21
B-Con
2y

We're digital plumbers.

90% of this job is figuring out what thing to connect to what thing and then figuring out how to connect them.

Writing the code that goes in-between both ends of the pipe is easy if not trivial 90% of the time.

Meaningful change in this industry is centered around endpoints: contracts, deployments, etc.

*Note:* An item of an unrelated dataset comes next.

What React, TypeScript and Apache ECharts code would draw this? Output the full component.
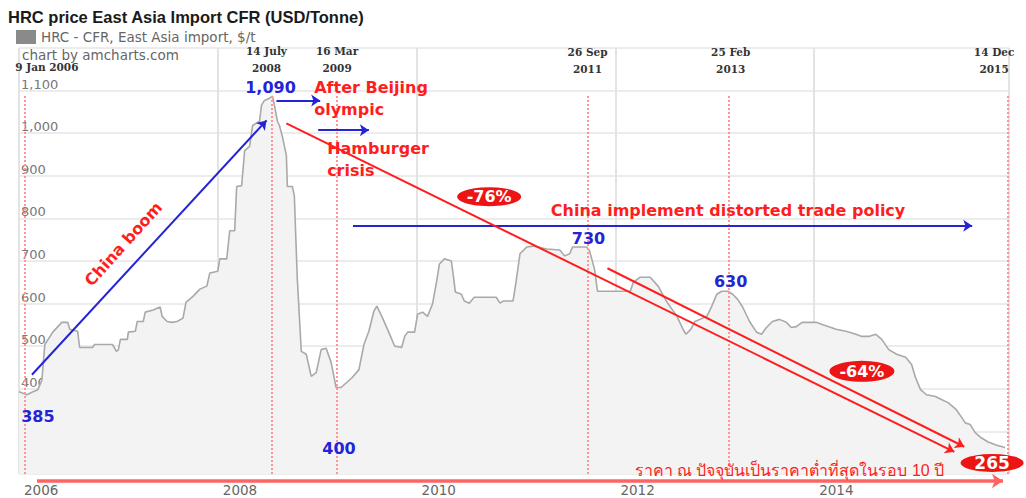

Nobody needs yet another way to organize and import their leftpad().

Comments
  • 2
    That is deep
  • 2
    Your post reminded me of this gem of a movie.

    Brazil is the movie.
  • 11
    While actual plumbers do an essential job in maintaining our water supply and keeping our shit away from us and get low money and reputation for it, most of our jobs are to maintain some useless product with almost no public benefit and absurd energy bill for a nice salary.
    So the metaphor has it's limits i guess.
  • 6
    @horus idk man.

    I used to support software that ships medical logs to millions of hospitals across the globe instantaneously.

    There was that one time I worked for a major electrical provider that serviced over 20 million people.

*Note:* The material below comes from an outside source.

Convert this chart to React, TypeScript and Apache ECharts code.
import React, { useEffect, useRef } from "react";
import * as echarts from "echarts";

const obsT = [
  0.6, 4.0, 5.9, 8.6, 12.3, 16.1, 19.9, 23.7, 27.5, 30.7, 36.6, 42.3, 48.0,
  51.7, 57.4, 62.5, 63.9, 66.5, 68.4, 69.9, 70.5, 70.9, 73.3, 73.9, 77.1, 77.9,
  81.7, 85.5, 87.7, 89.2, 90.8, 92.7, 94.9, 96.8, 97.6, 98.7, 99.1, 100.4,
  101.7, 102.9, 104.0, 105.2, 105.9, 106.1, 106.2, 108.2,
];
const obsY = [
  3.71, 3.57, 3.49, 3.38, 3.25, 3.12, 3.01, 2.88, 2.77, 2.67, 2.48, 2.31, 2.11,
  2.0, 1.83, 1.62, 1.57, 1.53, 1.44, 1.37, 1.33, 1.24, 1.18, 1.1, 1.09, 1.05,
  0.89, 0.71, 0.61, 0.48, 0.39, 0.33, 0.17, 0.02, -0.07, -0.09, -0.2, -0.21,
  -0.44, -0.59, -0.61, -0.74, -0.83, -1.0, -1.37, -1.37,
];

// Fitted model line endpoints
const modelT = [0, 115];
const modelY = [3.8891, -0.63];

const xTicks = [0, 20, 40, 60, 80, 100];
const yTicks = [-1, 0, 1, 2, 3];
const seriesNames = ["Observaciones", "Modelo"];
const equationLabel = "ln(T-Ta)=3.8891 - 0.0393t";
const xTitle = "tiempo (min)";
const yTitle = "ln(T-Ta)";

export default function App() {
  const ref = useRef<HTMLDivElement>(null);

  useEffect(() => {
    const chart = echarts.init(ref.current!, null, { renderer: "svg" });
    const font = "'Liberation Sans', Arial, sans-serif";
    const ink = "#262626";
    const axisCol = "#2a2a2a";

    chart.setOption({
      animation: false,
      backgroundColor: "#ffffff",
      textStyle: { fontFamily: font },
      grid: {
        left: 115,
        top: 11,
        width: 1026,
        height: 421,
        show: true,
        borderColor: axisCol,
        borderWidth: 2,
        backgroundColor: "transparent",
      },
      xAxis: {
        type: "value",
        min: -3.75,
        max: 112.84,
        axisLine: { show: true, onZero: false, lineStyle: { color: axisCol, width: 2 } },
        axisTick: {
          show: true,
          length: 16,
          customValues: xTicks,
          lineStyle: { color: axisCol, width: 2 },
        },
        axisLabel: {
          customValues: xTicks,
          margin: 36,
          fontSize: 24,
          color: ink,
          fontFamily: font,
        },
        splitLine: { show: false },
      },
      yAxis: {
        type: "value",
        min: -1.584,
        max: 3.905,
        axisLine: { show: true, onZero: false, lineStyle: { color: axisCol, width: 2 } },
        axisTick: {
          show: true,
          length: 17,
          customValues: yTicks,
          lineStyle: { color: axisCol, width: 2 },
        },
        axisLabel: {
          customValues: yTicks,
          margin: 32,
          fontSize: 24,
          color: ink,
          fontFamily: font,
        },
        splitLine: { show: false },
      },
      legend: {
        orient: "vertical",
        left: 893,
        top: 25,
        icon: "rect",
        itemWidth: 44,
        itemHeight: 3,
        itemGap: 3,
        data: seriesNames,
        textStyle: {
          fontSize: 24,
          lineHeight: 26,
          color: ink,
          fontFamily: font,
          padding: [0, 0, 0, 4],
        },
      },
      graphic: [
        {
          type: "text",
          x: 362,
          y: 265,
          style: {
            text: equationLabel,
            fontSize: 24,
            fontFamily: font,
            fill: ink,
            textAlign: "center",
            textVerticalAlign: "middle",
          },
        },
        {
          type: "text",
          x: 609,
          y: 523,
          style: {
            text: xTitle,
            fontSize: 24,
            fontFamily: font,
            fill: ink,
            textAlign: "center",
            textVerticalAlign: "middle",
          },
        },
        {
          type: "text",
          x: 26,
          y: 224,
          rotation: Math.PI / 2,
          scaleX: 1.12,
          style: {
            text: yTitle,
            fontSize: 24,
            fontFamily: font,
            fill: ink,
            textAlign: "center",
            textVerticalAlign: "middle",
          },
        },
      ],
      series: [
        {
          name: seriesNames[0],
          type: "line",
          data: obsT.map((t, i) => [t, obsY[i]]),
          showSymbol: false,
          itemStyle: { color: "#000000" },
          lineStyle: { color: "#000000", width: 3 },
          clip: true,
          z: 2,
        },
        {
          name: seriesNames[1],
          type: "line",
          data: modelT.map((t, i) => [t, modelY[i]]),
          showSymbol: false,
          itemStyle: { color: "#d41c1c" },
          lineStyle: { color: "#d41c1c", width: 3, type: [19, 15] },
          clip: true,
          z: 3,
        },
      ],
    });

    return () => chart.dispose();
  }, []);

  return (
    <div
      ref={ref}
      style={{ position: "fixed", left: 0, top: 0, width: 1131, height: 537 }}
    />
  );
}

    That's gotta change somebody's life, right?

    I never did it directly, but supported those that did. Still think my actions had SOME impact on someone living or dying...
  • 3
    @sariel sure. Thats why i wrote most of our jobs. It's hard to tell how the ratio actually is, but i'd say the vast majority of dev jobs all bull shit jobs™.
  • 2
    @horus Some are also dangerous.

    I maintain/improve a system to make custom products. Without the program, no more orders coming in...

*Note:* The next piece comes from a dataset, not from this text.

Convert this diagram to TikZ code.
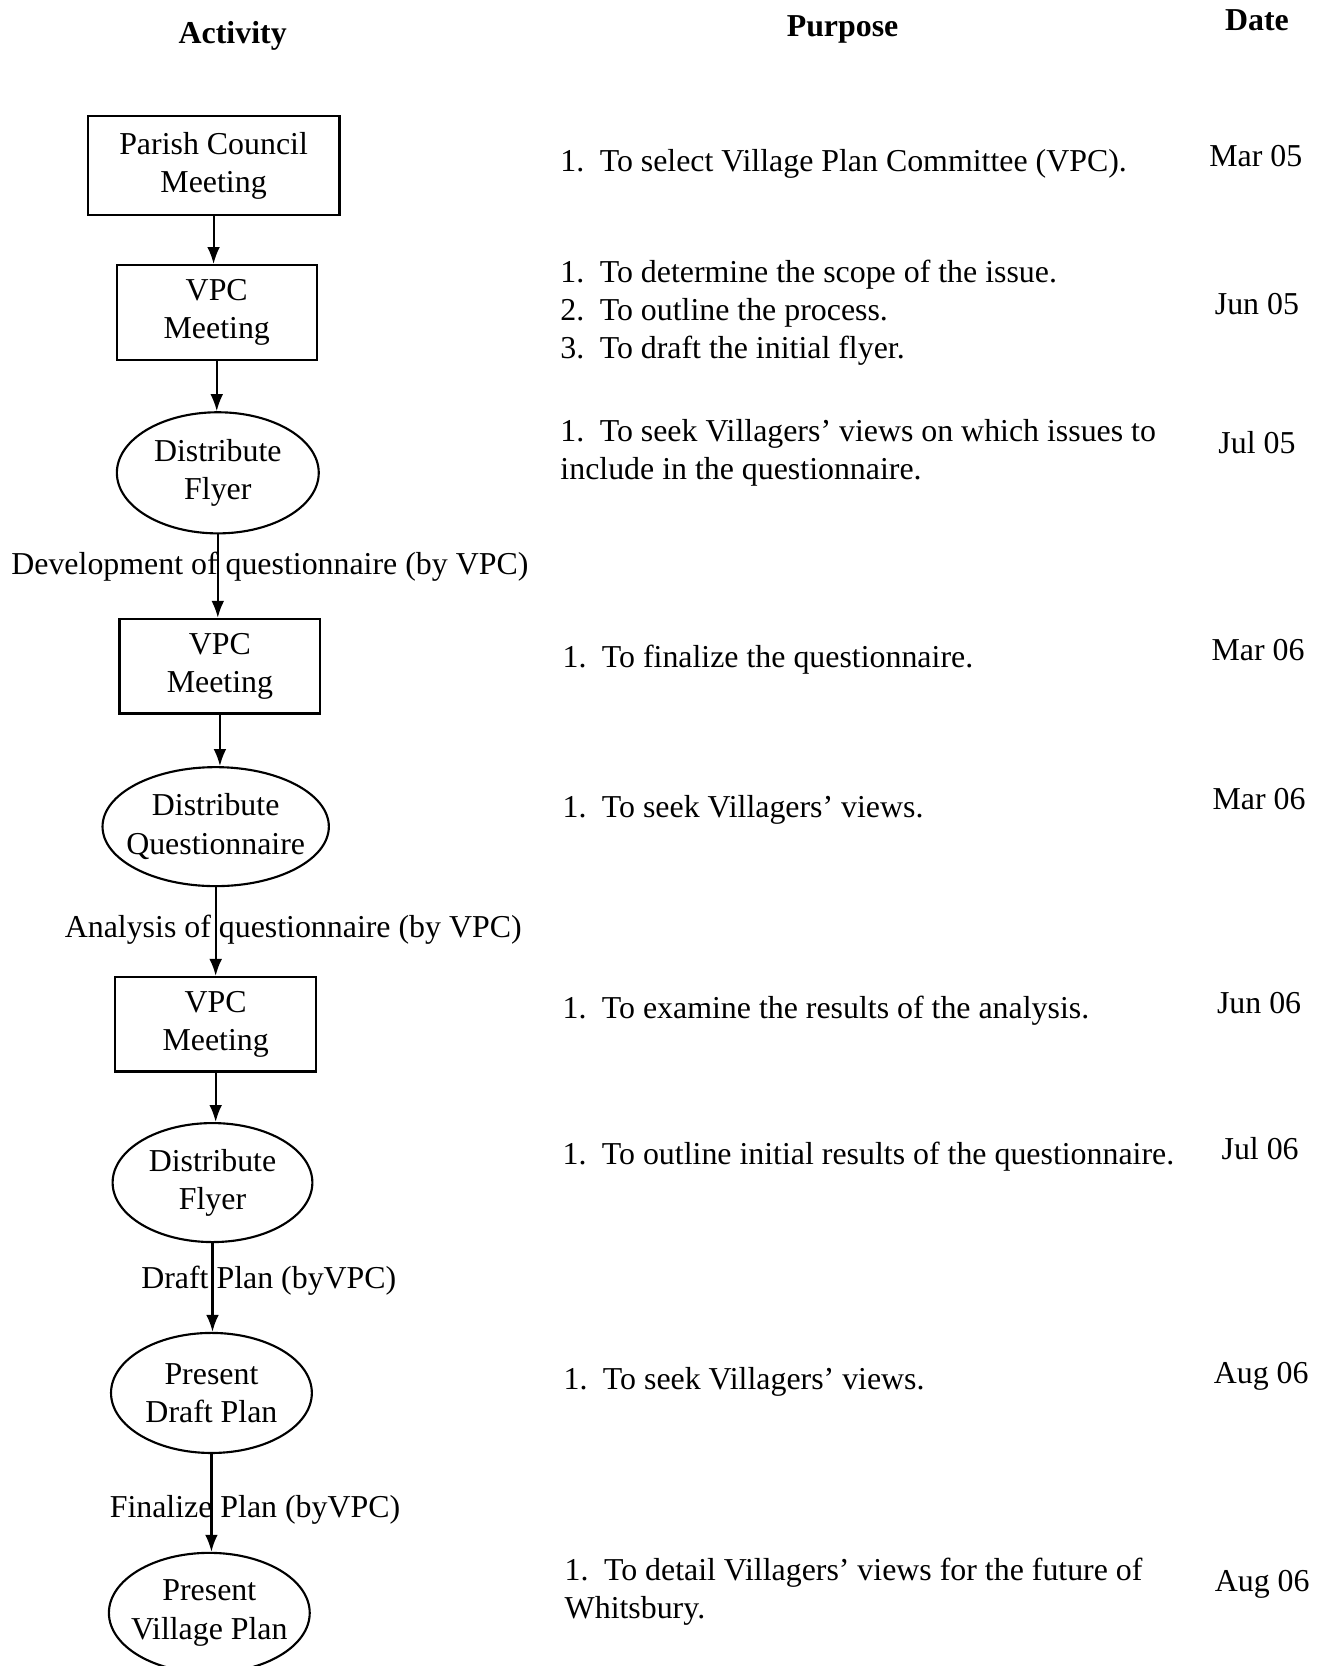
\documentclass[tikz,border=0pt]{standalone}
\usepackage{fontspec}
\setmainfont{Liberation Serif}
\usetikzlibrary{arrows.meta}
\usetikzlibrary{shapes.geometric}

\tikzset{
  boxact/.style={draw,thick,rectangle,align=center,inner sep=0pt,font=\fontsize{12}{14.4}\selectfont,yshift=-0.8pt},
  ovalact/.style={draw,thick,ellipse,align=center,inner xsep=-4pt,inner ysep=0pt,font=\fontsize{12}{14.4}\selectfont},
  purpose/.style={anchor=base west,align=left,inner sep=0pt},
  datetxt/.style={anchor=base,inner sep=0pt},
  flow/.style={thick,-{Latex[length=6.4pt,width=4.8pt]}},
}
\newcommand{\itm}[1]{\makebox[14.8pt][l]{#1}}

\begin{document}
\begin{tikzpicture}[x=0.4pt,y=-0.4pt,font=\fontsize{12}{14.2}\selectfont]

\useasboundingbox (0,0) rectangle (1247,1568);

% column heads
\node[datetxt,font=\fontsize{12}{14.2}\selectfont\bfseries] (hact) at (219,41) {Activity};
\node[datetxt,font=\fontsize{12}{14.2}\selectfont\bfseries] (hpur) at (793,34) {Purpose};
\node[datetxt,font=\fontsize{12}{14.2}\selectfont\bfseries] (hdat) at (1183,29) {Date};

% activities
\node[boxact,minimum width=94.8pt,minimum height=37.2pt] (pcm) at (201,154) {Parish Council\\Meeting};
\node[boxact,minimum width=75.2pt,minimum height=35.6pt] (vpcA) at (204,292) {VPC\\Meeting};
\node[ovalact,minimum width=76pt,minimum height=45.6pt] (flyA) at (205,445) {Distribute\\Flyer};
\node[boxact,minimum width=75.6pt,minimum height=35.6pt] (vpcB) at (207,625) {VPC\\Meeting};
\node[ovalact,minimum width=85.2pt,minimum height=44.8pt] (quest) at (203,778) {Distribute\\Questionnaire};
\node[boxact,minimum width=75.6pt,minimum height=35.6pt] (vpcC) at (203,962) {VPC\\Meeting};
\node[ovalact,minimum width=75.2pt,minimum height=44.8pt] (flyB) at (200,1113) {Distribute\\Flyer};
\node[ovalact,minimum width=75.6pt,minimum height=45.2pt] (draft) at (199,1311) {Present\\Draft Plan};
\node[ovalact,minimum width=75.6pt,minimum height=45.2pt] (vplan) at (197,1518) {Present\\Village Plan};

% connectors
\draw[flow] (pcm.south) -- (pcm.south |- vpcA.north);
\draw[flow] (vpcA.south) -- (vpcA.south |- flyA.north);
\draw[flow] (flyA.south) -- (flyA.south |- vpcB.north) node[midway,xshift=19.6pt,yshift=3.6pt] {Development of questionnaire (by VPC)};
\draw[flow] (vpcB.south) -- (vpcB.south |- quest.north);
\draw[flow] (quest.south) -- (quest.south |- vpcC.north) node[midway,xshift=29.2pt,yshift=0.8pt] {Analysis of questionnaire (by VPC)};
\draw[flow] (vpcC.south) -- (vpcC.south |- flyB.north);
\draw[flow] (flyB.south) -- (flyB.south |- draft.north) node[midway,xshift=21.2pt,yshift=2.4pt] {Draft Plan (byVPC)};
\draw[flow] (draft.south) -- (draft.south |- vplan.north) node[midway,xshift=16.4pt,yshift=-2.8pt] {Finalize Plan (byVPC)};

% purposes (base = last line)
\node[purpose] (pA) at (527,161) {\itm{1.}To select Village Plan Committee (VPC).};
\node[purpose] (pB) at (527,337) {\itm{1.}To determine the scope of the issue.\\\itm{2.}To outline the process.\\\itm{3.}To draft the initial flyer.};
\node[purpose] (pC) at (527,451) {\itm{1.}To seek Villagers' views on which issues to\\include in the questionnaire.};
\node[purpose] (pD) at (529,628) {\itm{1.}To finalize the questionnaire.};
\node[purpose] (pE) at (529,769) {\itm{1.}To seek Villagers' views.};
\node[purpose] (pF) at (529,959) {\itm{1.}To examine the results of the analysis.};
\node[purpose] (pG) at (529,1096) {\itm{1.}To outline initial results of the questionnaire.};
\node[purpose] (pH) at (530,1308) {\itm{1.}To seek Villagers' views.};
\node[purpose] (pI) at (531,1523) {\itm{1.}To detail Villagers' views for the future of\\Whitsbury.};

% dates
\node[datetxt] (dA) at (1182,157) {Mar 05};
\node[datetxt] (dB) at (1183,296) {Jun 05};
\node[datetxt] (dC) at (1183,427) {Jul 05};
\node[datetxt] (dD) at (1184,622) {Mar 06};
\node[datetxt] (dE) at (1185,762) {Mar 06};
\node[datetxt] (dF) at (1185,954) {Jun 06};
\node[datetxt] (dG) at (1186,1091) {Jul 06};
\node[datetxt] (dH) at (1187,1302) {Aug 06};
\node[datetxt] (dI) at (1188,1498) {Aug 06};

\end{tikzpicture}
\end{document}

    And then there are the small programs used internal to improve the work flow or make tasks faster. 90% of programs is just that i think.
  • 6
    Programming is mostly a craft rather than science or art.
  • 2
    Yep.

    It usually takes longer to research and plan out a feature than to actually build it. And it takes longer to write specs to ensure the feature continues to work, too.

    My time spent developing is precious and enjoyable, and it keeps dwindling as i improve. It's disheartening.
  • 1
    You can simplify any production to this diagram. The key thing is that the process needs to add sufficient value to create that valuable output worth the energy and machinery cost. If not it's just connecting inputs to outputs.
  • 0
    @hjk101 That’s a 100% editable slide right there.
  • 1
    @hjk101 And here we are with a senior who as 'skills' yet implement stuff (And I mean, orders external devs to program new fields and all) later I ask him what those fields are. And now it is turned into 'brainstorming' on how many fields we should use. And that those fields are not final. 🤦‍♂️

    To make everything worse, we find out we only need 1 field. Not 4 like he already ordered to make...

    Stuff like that will make simple process very expensive imo
  • 0
    @Root Yes it is but it's about the input, process, output part.